Amid one of the largest outbreaks of the novel coronavirus Ketchikan has experienced during the pandemic, Ketchikan High School athletics is basically picking up where it left off last spring — and right now, that means full steam ahead.

As Kayhi began the 2021-22 school year this week, the volleyball, cross country, and swim and dive squads were already nearly a month into their preseason practice schedules.

Games and meets will start next weekend — Sept. 3-4 — with volleyball flying to Chugiak High School, cross country ferrying to Metlakatla High School, and swim and dive hosting its first meet of the season at the Gateway Aquatic Center.

But the difference between the beginning of the 2020-21 school year and this week, is the starting point — and how much Kayhi has learned in a year’s time.

“(Last year), we just went, and made it up on the fly, as a group — as a school, region, ASAA,” Kayhi Assistant Principal Cole Maxwell said Friday. “Everyone just completely spent last year adapting to new information. It seemed like every two weeks someone would think of something, and we’d have to have a conversation.

“And so starting this year,” he continued, “we’re starting where we left off last year, in the spring. ... It’s like, ‘OK, this is what we learned up to that point. And then how do we move forward?’

Looking ahead, the mitigation protocols for indoor activities will be in line with classroom activities — like drama, debate and forensics — with considerations given to the number of people in a room and mask wearing. Kayhi’s mitigation plan is based on the risk levels set by the Ketchikan School District each Friday, based on the number of active cases in the community at that time.

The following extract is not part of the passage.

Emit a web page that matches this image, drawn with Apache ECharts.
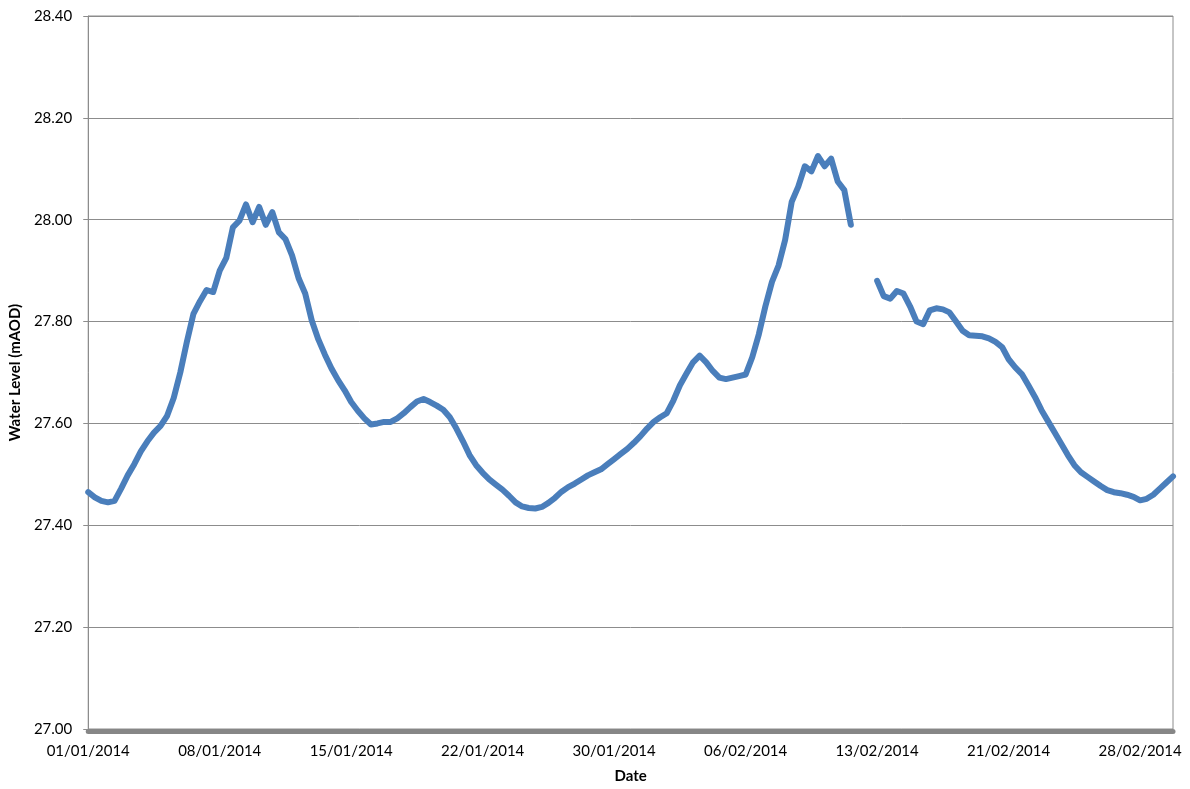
<!DOCTYPE html>
<html>
<head>
<meta charset="utf-8">
<script src="https://cdn.jsdelivr.net/npm/echarts@6/dist/echarts.min.js"></script>
<style>
html,body{margin:0;padding:0;background:#fff;}
#chart{width:1190px;height:789px;}
</style>
</head>
<body>
<div id="chart"></div>
<script>
// Tick labels shown every 20 samples along the category axis
var tickLabels = ['01/01/2014','08/01/2014','15/01/2014','22/01/2014','30/01/2014','06/02/2014','13/02/2014','21/02/2014','28/02/2014'];
var samplesPerLabel = 20;

// Water level (mAOD), one value per sample; null = data gap
var waterLevel = [
  27.465, 27.455, 27.448, 27.445, 27.448, 27.472, 27.498, 27.520, 27.545, 27.565,
  27.582, 27.595, 27.615, 27.650, 27.700, 27.760, 27.815, 27.840, 27.862, 27.858,
  27.900, 27.925, 27.985, 27.998, 28.030, 27.995, 28.025, 27.990, 28.015, 27.975,
  27.962, 27.930, 27.885, 27.855, 27.802, 27.765, 27.735, 27.708, 27.685, 27.665,
  27.642, 27.625, 27.610, 27.598, 27.600, 27.603, 27.603, 27.610, 27.620, 27.632,
  27.643, 27.648, 27.642, 27.635, 27.627, 27.612, 27.590, 27.565, 27.538, 27.518,
  27.503, 27.490, 27.480, 27.470, 27.458, 27.445, 27.437, 27.434, 27.433, 27.436,
  27.444, 27.454, 27.466, 27.475, 27.482, 27.490, 27.498, 27.504, 27.510, 27.520,
  27.530, 27.540, 27.550, 27.562, 27.575, 27.590, 27.603, 27.612, 27.620, 27.645,
  27.675, 27.698, 27.720, 27.733, 27.720, 27.703, 27.690, 27.687, 27.690, 27.693,
  27.696, 27.730, 27.775, 27.830, 27.878, 27.910, 27.960, 28.035, 28.065, 28.105,
  28.095, 28.125, 28.105, 28.120, 28.075, 28.058, 27.990, null, null, null,
  27.880, 27.850, 27.845, 27.860, 27.855, 27.830, 27.800, 27.795, 27.822, 27.826,
  27.824, 27.818, 27.800, 27.782, 27.773, 27.772, 27.771, 27.767, 27.760, 27.750,
  27.726, 27.710, 27.697, 27.675, 27.652, 27.626, 27.604, 27.582, 27.560, 27.538,
  27.518, 27.504, 27.495, 27.486, 27.477, 27.469, 27.465, 27.463, 27.460, 27.456,
  27.449, 27.452, 27.460, 27.472, 27.484, 27.496
];

var categories = waterLevel.map(function (_, i) { return 'S' + i; });

var chart = echarts.init(document.getElementById('chart'), null, {renderer: 'canvas'});
var font = 'Lato, "Open Sans", sans-serif';
chart.setOption({
  animation: false,
  backgroundColor: '#ffffff',
  grid: {left: 86, right: 17, top: 16, bottom: 57, show: true, borderColor: '#8c8c8c', borderWidth: 1},
  xAxis: {
    type: 'category',
    data: categories,
    boundaryGap: false,
    offset: 2,
    axisLine: {show: true, lineStyle: {color: '#868686', width: 5}},
    axisTick: {show: false},
    axisLabel: {
      interval: samplesPerLabel - 1,
      margin: 13,
      fontFamily: font, fontSize: 15, color: '#000',
      formatter: function (v, i) { return tickLabels[i / samplesPerLabel] || ''; }
    },
    splitLine: {show: false},
    name: 'Date', nameLocation: 'middle', nameGap: 38,
    nameTextStyle: {fontFamily: font, fontSize: 15, fontWeight: 'bold', color: '#000'}
  },
  yAxis: {
    type: 'value',
    min: 27.0, max: 28.4, interval: 0.2,
    axisLine: {show: true, lineStyle: {color: '#8c8c8c', width: 1}},
    axisTick: {show: true, length: 5, lineStyle: {color: '#8c8c8c'}},
    axisLabel: {margin: 16, fontFamily: font, fontSize: 15, color: '#000',
      formatter: function (v) { return v.toFixed(2); }},
    splitLine: {show: true, lineStyle: {color: '#8c8c8c', width: 1}},
    name: 'Water Level (mAOD)', nameLocation: 'middle', nameGap: 57,
    nameTextStyle: {fontFamily: font, fontSize: 15, fontWeight: 'bold', color: '#000'}
  },
  series: [{
    type: 'line',
    data: waterLevel,
    showSymbol: false,
    connectNulls: false,
    lineStyle: {color: '#4a7ebb', width: 6, join: 'round', cap: 'round'},
    itemStyle: {color: '#4a7ebb'}
  }]
});
</script>
</body>
</html>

“We’re going forward with what we have, and at our current level — a high risk level — we don’t have spectators,” Maxwell said. “(That’s) a bummer, (but) part of me says the kids are still playing. And if what we’re doing is really about kids, than let’s figure out a way that they always get to play. And when it’s safe for us, we can come watch.”

Masks will be required by participants, but will not be required during competition.

For instance, the Kayhi swim and dive team will wear them around the pool deck at the Gateway Aquatic Center, but not while they’re in the pool, physically competing.

One stark difference between last year, and this season, is the openness to travel.

Whereas last year, the cross country and swim and dive squads competed virtually, this season there will participants from opposing schools racing alongside of them.

“One thing that happened from last year is that everyone was able, over the course of the year, to put together a plan that says, ‘OK, if we are traveling to a place that’s at a certain level, here’s our mitigation,” Maxwell said.

“Ours, which is still currently — it could change — but it’s currently that going to a high risk community, our teams don’t really go out in public,” he continued. “They go from the hotel to the event, back to the hotel, and then to the airport, and come home.”

Trips might not be as much fun, with downtime between games, but Kayhi will be able to compete.

“We’re going to attempt to (travel). That’s the plan going in,” Maxwell said. “… We’ll try to travel as often, and as much as we can.”

Traveling to Metlakatla will have its own set of stipulations. Participants must show proof of vaccination status to be allowed to compete on Annette Island, or set up a quarantine situation.

“Our cross country team, going over there — I can’t give out (the kids’ vaccination information),” Maxwell said. “So what we did is ask the parents of the cross country athletes, ‘We need permission from you, saying that you’ll allow your child to show their vaccination status.’

“And any parent that doesn’t want to do that, that’s completely within their right,” he continued. “You know, ‘No, I’m not going to let the health officials on Annette Island know my kid’s vaccination situation.’

“That is their right, but then (those specific students) just won’t (go on that trip).”

 Keeping everyone safe, while still competing, is a balancing act with the goal of a win-win situation.

Welcome to the 2021-22 high school athletic year.

“To keep them safe, and let them compete,” Maxwell said. “I think that’s the ultimate goal.”